Raghavendra Gowdappa <rgowdapp@xxxxxxxxxx> · Tue, 19 May 2015 02:19:56 -0400 (EDT)

----- Original Message -----
> From: "Raghavendra Gowdappa" <rgowdapp@xxxxxxxxxx>
> To: "Shyam" <srangana@xxxxxxxxxx>
> Cc: gluster-devel@xxxxxxxxxxx
> Sent: Tuesday, May 19, 2015 11:46:19 AM
> Subject: Re:  Moratorium on new patch acceptance
> 
> 
> 
> ----- Original Message -----
> > From: "Shyam" <srangana@xxxxxxxxxx>
> > To: gluster-devel@xxxxxxxxxxx
> > Sent: Tuesday, May 19, 2015 6:13:06 AM
> > Subject: Re:  Moratorium on new patch acceptance
> > 
> > On 05/18/2015 07:05 PM, Shyam wrote:
> > > On 05/18/2015 03:49 PM, Shyam wrote:
> > >> On 05/18/2015 10:33 AM, Vijay Bellur wrote:
> > >>
> > >> The etherpad did not call out, ./tests/bugs/distribute/bug-1161156.t
> > >> which did not have an owner, and so I took a stab at it and below are
> > >> the results.
> > >>
> > >> I also think failure in ./tests/bugs/quota/bug-1038598.t is the same as
> > >> the observation below.
> > >>
> > >> NOTE: Anyone with better knowledge of Quota can possibly chip in as to
> > >> what should we expect in this case and how to correct the expectation
> > >> from these test cases.
> > >>
> > >> (Details of ./tests/bugs/distribute/bug-1161156.t)
> > >> 1) Failure is in TEST #20
> > >>     Failed line: TEST ! dd if=/dev/zero of=$N0/$mydir/newfile_2 bs=1k
> > >> count=10240 conv=fdatasync
> > >>
> > >> 2) The above line is expected to fail (i.e dd is expected to fail) as,
> > >> the set quota is 20MB and we are attempting to exceed it by another 5MB
> > >> at this point in the test case.
> > >>
> > >> 3) The failure is easily reproducible in my laptop, 2/10 times
> > >>
> > >> 4) On debugging, I see that when the above dd succeeds (or the test
> > >> fails, which means dd succeeded in writing more than the set quota),
> > >> there are no write errors from the bricks or any errors on the final
> > >> COMMIT RPC call to NFS.
> > >>
> > >> As a result the expectation of this test fails.
> > >>
> > >> NOTE: Sometimes there is a write failure from one of the bricks (the
> > >> above test uses AFR as well), but AFR self healing kicks in and fixes
> > >> the problem, as expected, as the write succeeded on one of the replicas.
> > >> I add this observation, as the failed regression run logs, has some
> > >> EDQUOT errors reported in the client xlator, but only from one of the
> > >> client bricks, and there are further AFR self heal logs noted in the
> > >> logs.
> > >>
> > >> 5) When the test case succeeds the writes fail with EDQUOT as expected.
> > >> There are times when the quota is exceeded by say 1MB - 4.8MB, but the
> > >> test case still passes.

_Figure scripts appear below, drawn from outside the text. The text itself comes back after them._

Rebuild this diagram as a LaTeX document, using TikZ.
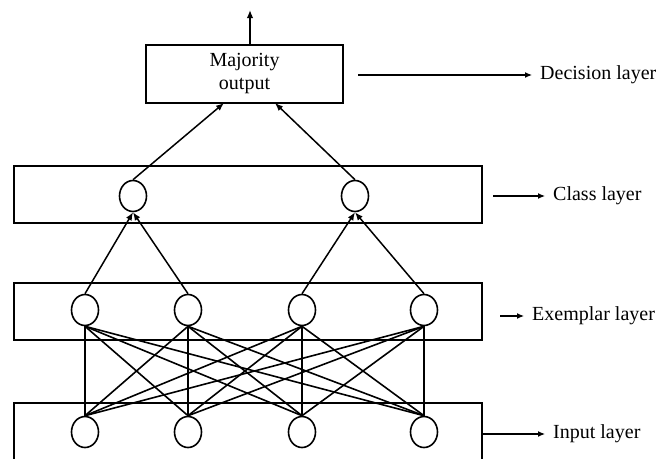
\documentclass[tikz,border=0pt]{standalone}
\usepackage{fontspec}
\setmainfont{Liberation Serif}
\usetikzlibrary{shapes.geometric,arrows.meta}
\begin{document}
\begin{tikzpicture}[x=1pt,y=-1pt,
  neuron/.style={draw,ellipse,minimum width=27pt,minimum height=31pt,inner sep=0pt,line width=1.6pt},
  layerbox/.style={draw,line width=1.4pt},
  link/.style={line width=1.6pt},
  arr/.style={line width=1.5pt,-{Latex[length=8pt,width=6.5pt]}},
  larr/.style={line width=1.2pt,-{Latex[length=7pt,width=6pt]},shorten >=8pt},
  lbl/.style={anchor=west,font=\fontsize{20}{24}\selectfont,inner sep=0pt}]
\clip (0,0) rectangle (660,458);
\useasboundingbox (0,0) rectangle (660,458);
% boxes
\node[layerbox,minimum width=197pt,minimum height=58pt,inner sep=0pt,align=center,font=\fontsize{20}{23}\selectfont] (maj) at (244.5,74) {Majority\\output};
\draw[layerbox] (14,166) rectangle (482,223);
\draw[layerbox] (14,283) rectangle (482,340);
\draw[layerbox] (14,403) rectangle (482,470);
% neurons
\node[neuron] (c1) at (133,196) {};
\node[neuron] (c2) at (355,196) {};
\foreach \n/\x in {1/85,2/188,3/302,4/424}{
  \node[neuron] (e\n) at (\x,310) {};
  \node[neuron] (i\n) at (\x,432) {};
}
% full connections
\foreach \a in {1,2,3,4}{
  \foreach \b in {1,2,3,4}{
    \draw[link] (e\a.south) -- (i\b.north);
  }
}
% exemplar -> class
\draw[arr] (e1.north) -- (c1.south);
\draw[arr] (e2.north) -- (c1.south);
\draw[arr] (e3.north) -- (c2.south);
\draw[arr] (e4.north) -- (c2.south);
% class -> majority
\coordinate (m1) at (224,103);
\coordinate (m2) at (275,103);
\draw[arr] (c1.north) -- (m1);
\draw[arr] (c2.north) -- (m2);
% output
\coordinate (out) at (250,10);
\draw[arr] (maj.north -| out) -- (out);
% labels
\node[lbl] (ld) at (540,75) {Decision layer};
\node[lbl] (lc) at (553,196) {Class layer};
\node[lbl] (le) at (532,316) {Exemplar layer};
\node[lbl] (li) at (553,434) {Input layer};
\coordinate (ad) at (358,75);
\coordinate (ac) at (493,196);
\coordinate (ae) at (500,316);
\coordinate (ai) at (482,434);
\draw[larr] (ad) -- (ld.west);
\draw[larr] (ac) -- (lc.west);
\draw[larr] (ae) -- (le.west);
\draw[larr] (ai) -- (li.west);
\end{tikzpicture}
\end{document}
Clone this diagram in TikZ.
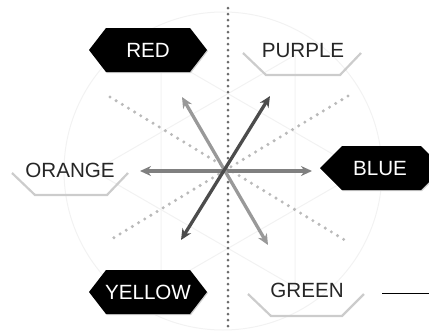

Which means that, if we were to try to exceed
> > >> the quota by 1MB (instead of the 5MB as in the test case), this test
> > >> case may fail always.
> > >
> > > Here is why I think this passes by quota sometime and not others making
> > > this and the other test case mentioned below spurious.
> > > - Each write is 256K from the client (that is what is sent over the wire)
> > > - If more IO was queued by io-threads after passing quota checks, which
> > > in this 5MB case requires >20 IOs to be queued (16 IOs could be active
> > > in io-threads itself), we could end up writing more than the quota amount
> > >
> > > So, if quota checks to see if a write is violating the quota, and let's
> > > it through, and updates on the UNWIND the space used for future checks,
> > > we could have more IO outstanding than what the quota allows, and as a
> > > result allow such a larger write to pass through, considering IO threads
> > > queue and active IOs as well. Would this be a fair assumption of how
> > > quota works?
> 
> Yes, this is a possible scenario. There is a finite time window between,
> 
> 1. Querying the size of a directory. In other words checking whether current
> write can be allowed
> 2. The "effect" of this write getting reflected in size of all the parent
> directories of a file till root
> 
> If 1 and 2 were atomic, another parallel write which could've exceed the
> quota-limit could not have slipped through. Unfortunately, in the current
> scheme of things they are not atomic. Now there can be parallel writes in
> this test case because of nfs-client and/or glusterfs write-back (though
> we've one single threaded application - dd - running). One way of testing
> this hypothesis is to disable nfs and glusterfs write-back and run the same
> (unmodified) test and the test should succeed always (dd should fail). To
> disable write-back in nfs you can use noac option while mounting.
> 
> The situation becomes worse in real-life scenarios because of parallelism
> involved at many layers:
> 
> 1. multiple applications, each possibly being multithreaded writing to
> possibly many/or single file(s) in a quota subtree
> 2. write-back in NFS-client and glusterfs
> 3. Multiple bricks holding files of a quota-subtree. Each brick processing
> simultaneously many write requests through io-threads.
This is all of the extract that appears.